Trump’s Plan Backs Israeli Settlements. So Why Are Settlers Unhappy?

Ora Tubi, 44, a Yitzhar resident who runs spiritual workshops for women and sells health products, said her family from central Israel doesn’t visit much because they are already afraid of the drive through the West Bank. Her daughter, 10, recites a special prayer every night that she composed herself, Ms. Tubi said, because she once heard of a settler girl who had been murdered in her bed.

Historically, she said, she considers the Palestinians “guests” but that “good guests” — those prepared to peacefully accept the settlements — should be treated well.

Itamar, another would-be settlement enclave southeast of Nablus, has had its share of bloodshed. Its vulnerability was exposed in 2011 when two Palestinian teenagers from a nearby village slipped into a home and stabbed five members of the Fogel family to death in their beds, including a 3-month-old baby. At least 20 residents have been killed in attacks since the settlement was established in 1984.

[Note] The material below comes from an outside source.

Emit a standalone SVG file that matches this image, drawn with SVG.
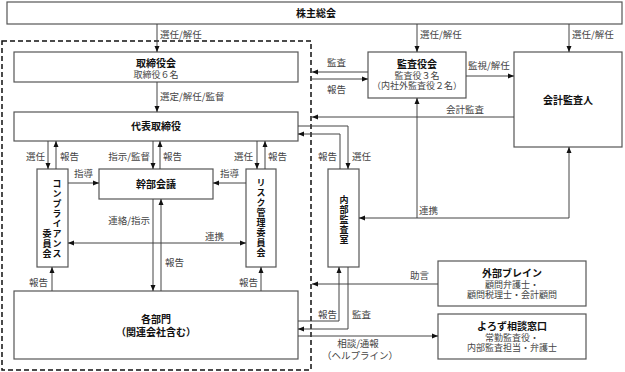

Moshe and Leah Goldsmith, both 56 and Yamina voters, were among the first families to move in. Born and raised in Brooklyn, their living room window looks out onto Mount Gerizim and Mount Ebal, the mountains framing Nablus where, according to the Bible, the Israelites delivered blessings and curses.

“Any plan with a mention of a Palestinian state is a tragedy,” Mr. Goldsmith said. “We want peace, but we are not willing to commit suicide and we will never agree to something like that, giving up our homeland.”

Ms. Goldsmith described the Jews here as a “stiff-necked people,” borrowing a biblical phrase for stubbornness, and said they were not going anywhere.

Itamar was only growing, she said, and life had only gotten easier, with two new shopping malls opening up in nearby Ariel in the past 18 months.